The History of the Amish (Part 4)
November 1, 2023
History of the Amish Series
Our history begins after the split of the “Ammannisch Leit” (Amish) from the remaining Anabaptists (Mennonites) in 1693. In the years following, there were a few failed attempts to reconcile the two groups.
The Amish developed clearer direction regarding clothes and outward appearance. They started as a small group in the Alsace region as well as in Palatinate and Switzerland. In the following decades, they grew and spread rapidly to the western parts of Germany and one community even settled in Austria. The Amish often lived in the same areas as the Mennonites, but had little contact with them.
The reasons for migration were mainly two: on the one hand, the growth of the Amish; on the other hand, conflicts with local or national authorities. Often, the Amish did not own their farms, but were leaseholders. These benefited both parties: the Amish were tolerated and protected, and the landlords had loyal tenants for their estates.
In church matters, the Amish had practices, such as strict shunning, that the rest of society did not understand. This made them outsiders. On the other hand, they tried to have good relationships with their neighbours. Sometimes one partner would join the Amish while the other would remain a state church adherent. As a result, the relationship of the Amish towards mainstream society became ambiguous.
Some Amish families moved further to the Netherlands, North America, and Eastern Europe because of persecution and international diplomacy. In 1711, the Swiss Bernese government shipped four boats of Amish to the Netherlands. The Mennonites nearly refused to ride on the same ship, and the few that did eventually travelled south to the Palatinate.
Already, a decade before the division, a Mennonite couple had migrated to Germantown, Pennsylvania. In the following decades, many accepted the invitation of William Penn, a Quaker from England, to come to his colony for religious freedom. The Quakers themselves were also a persecuted minority. It is unclear when the first Amish left for “the new world.” The first significant emigration was in 1737 when 21 Amish families sailed for Pennsylvania on ‘the Charming Nancy.’ Within about three decades, approximately 100 households followed. Others moved east towards Galicia (now southern Poland) and Volhynia (today part of Ukraine).
Several meetings about church discipline were held in the 18th century—the last one in 1779 in Essingen, at the home of the respected elder Hans Nafziger. The confession of faith printed in the Martyrs Mirror was confirmed, and guidelines for clothing (no fancy clothes or stylish grooming) and economically caring for each other were outlined. Many Amish who migrated took the Essingen discipline with them, thereby shaping Amish identity. Even though scattered over continents, the Amish remained united.
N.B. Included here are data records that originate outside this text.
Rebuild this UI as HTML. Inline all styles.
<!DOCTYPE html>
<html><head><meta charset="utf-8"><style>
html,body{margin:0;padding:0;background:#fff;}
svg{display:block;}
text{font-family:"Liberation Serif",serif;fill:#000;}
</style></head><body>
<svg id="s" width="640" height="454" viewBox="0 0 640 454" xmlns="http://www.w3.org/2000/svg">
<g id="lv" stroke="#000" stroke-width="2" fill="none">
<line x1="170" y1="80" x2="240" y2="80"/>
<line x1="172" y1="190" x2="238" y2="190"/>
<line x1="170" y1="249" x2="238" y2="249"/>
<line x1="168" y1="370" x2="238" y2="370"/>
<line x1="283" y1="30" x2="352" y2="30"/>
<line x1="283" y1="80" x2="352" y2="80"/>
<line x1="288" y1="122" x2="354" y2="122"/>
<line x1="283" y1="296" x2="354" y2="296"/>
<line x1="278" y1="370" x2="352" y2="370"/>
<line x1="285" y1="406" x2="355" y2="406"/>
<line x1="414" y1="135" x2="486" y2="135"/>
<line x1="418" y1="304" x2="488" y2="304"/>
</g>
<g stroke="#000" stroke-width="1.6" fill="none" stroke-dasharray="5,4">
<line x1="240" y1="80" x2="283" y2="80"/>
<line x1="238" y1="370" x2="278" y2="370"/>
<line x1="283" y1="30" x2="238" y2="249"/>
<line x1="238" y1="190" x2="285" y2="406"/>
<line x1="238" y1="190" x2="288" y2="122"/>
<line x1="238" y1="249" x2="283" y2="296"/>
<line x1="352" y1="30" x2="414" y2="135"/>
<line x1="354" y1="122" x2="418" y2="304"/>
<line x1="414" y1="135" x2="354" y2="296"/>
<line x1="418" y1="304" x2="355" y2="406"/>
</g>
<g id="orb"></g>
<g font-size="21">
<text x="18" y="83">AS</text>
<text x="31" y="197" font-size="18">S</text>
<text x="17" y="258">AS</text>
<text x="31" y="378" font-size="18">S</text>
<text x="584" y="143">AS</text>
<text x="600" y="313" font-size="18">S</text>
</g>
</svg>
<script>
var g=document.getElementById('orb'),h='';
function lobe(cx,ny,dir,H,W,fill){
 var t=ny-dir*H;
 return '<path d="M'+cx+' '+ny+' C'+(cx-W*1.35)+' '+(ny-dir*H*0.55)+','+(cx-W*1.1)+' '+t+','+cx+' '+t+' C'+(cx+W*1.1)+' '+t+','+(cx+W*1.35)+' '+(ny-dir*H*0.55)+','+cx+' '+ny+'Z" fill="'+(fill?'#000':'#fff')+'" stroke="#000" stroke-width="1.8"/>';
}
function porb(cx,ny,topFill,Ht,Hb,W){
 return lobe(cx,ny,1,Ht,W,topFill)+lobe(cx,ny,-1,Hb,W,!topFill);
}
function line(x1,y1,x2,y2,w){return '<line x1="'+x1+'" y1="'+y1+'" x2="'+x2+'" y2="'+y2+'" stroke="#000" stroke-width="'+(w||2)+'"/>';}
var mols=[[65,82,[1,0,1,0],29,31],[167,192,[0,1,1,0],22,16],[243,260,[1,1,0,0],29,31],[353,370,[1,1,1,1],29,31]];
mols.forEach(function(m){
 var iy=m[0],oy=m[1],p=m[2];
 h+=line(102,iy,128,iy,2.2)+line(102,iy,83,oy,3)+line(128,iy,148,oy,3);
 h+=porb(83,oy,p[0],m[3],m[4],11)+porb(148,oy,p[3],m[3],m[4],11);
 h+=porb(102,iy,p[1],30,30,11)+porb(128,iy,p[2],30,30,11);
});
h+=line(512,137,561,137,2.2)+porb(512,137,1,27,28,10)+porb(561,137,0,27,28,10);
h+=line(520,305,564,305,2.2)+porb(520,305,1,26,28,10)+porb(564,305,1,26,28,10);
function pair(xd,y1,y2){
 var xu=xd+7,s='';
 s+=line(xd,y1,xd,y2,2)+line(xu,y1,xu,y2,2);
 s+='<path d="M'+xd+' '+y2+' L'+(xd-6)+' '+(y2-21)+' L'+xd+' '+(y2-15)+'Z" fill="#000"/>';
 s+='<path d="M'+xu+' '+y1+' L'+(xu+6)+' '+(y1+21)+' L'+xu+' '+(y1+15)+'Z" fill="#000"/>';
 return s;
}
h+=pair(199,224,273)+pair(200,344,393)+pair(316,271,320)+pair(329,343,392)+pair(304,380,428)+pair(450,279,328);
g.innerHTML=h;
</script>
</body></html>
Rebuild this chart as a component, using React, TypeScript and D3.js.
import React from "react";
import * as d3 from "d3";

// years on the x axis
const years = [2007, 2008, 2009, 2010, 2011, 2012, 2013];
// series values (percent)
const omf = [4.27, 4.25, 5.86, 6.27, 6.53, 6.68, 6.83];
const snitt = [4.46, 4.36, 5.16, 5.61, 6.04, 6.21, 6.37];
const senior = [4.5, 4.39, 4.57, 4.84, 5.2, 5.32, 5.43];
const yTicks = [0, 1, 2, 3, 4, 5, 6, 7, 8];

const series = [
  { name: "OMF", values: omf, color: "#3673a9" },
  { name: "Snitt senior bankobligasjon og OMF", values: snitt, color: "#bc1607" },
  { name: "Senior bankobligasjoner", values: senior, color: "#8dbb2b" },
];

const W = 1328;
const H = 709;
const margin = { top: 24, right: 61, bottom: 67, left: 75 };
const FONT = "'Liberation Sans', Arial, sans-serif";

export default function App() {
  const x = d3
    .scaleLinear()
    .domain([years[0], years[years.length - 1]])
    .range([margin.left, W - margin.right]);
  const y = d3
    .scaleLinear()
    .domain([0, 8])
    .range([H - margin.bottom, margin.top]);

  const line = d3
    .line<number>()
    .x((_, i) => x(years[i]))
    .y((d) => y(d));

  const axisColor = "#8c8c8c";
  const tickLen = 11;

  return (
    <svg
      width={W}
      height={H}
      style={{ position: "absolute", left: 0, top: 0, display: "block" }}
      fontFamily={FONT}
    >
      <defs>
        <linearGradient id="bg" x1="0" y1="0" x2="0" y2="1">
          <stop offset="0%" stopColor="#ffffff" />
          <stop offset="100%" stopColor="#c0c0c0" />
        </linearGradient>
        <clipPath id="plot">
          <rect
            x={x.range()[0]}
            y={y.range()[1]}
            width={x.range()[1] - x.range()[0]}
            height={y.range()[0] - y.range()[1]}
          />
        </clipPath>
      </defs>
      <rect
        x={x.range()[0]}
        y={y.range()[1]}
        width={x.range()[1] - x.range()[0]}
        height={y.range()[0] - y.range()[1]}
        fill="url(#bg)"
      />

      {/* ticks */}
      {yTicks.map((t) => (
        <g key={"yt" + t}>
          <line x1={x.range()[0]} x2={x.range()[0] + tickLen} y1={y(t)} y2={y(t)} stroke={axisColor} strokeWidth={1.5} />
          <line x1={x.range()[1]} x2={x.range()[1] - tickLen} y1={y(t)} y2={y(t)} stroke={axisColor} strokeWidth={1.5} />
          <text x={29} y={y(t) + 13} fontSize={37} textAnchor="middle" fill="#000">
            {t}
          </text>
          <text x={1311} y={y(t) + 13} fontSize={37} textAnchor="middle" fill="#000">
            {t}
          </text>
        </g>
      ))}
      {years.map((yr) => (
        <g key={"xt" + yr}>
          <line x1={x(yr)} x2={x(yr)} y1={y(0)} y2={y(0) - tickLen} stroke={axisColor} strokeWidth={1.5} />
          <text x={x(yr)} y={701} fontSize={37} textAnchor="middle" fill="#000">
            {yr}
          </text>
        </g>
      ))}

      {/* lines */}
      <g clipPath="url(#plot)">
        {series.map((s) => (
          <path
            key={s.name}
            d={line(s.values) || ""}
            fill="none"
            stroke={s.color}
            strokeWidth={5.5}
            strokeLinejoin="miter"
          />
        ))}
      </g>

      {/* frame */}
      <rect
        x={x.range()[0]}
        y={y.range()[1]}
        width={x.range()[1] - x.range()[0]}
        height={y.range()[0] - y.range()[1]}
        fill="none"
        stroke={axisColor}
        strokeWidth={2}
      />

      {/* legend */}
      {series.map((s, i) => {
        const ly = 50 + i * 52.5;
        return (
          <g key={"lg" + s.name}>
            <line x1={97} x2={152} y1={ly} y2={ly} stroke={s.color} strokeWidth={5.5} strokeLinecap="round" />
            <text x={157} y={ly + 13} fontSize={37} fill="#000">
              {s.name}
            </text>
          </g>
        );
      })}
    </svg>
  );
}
Migration to the New World
Crossing the Atlantic to North America was not easy in those days. Storms and disease regularly caused delay and death. Small children and older adults often died during the long journey which could take 60 to 90 days.
About 70,000 German-speaking Europeans came through the port of Philadelphia decades before the American Revolution; the Amish being one small part of this group which mainly consisted of Lutherans and Reformers. English speaking people quickly named them the “Pennsylvania Dutch” (a incorrect translation of “Deutsch” – German). The dialect they soon developed was named this way as well.
The first identifiable Amish settlement was in what later would be central Berks County, Pennsylvania. In the 18th century, other settlements were developing in Lancaster County, Mifflin County, Chester County, Somerset County and what would later become Lebanon County.
For the most part, the Amish did not live close to the Mennonites and held “very fast to the outward and ancient institutions,” according to a letter written to someone in the Netherlands. Their main occupation was farming, with some being millers or tanners. Life wasn’t easy for these first settlers, but the Amish relied on mutual aid and built strong communities.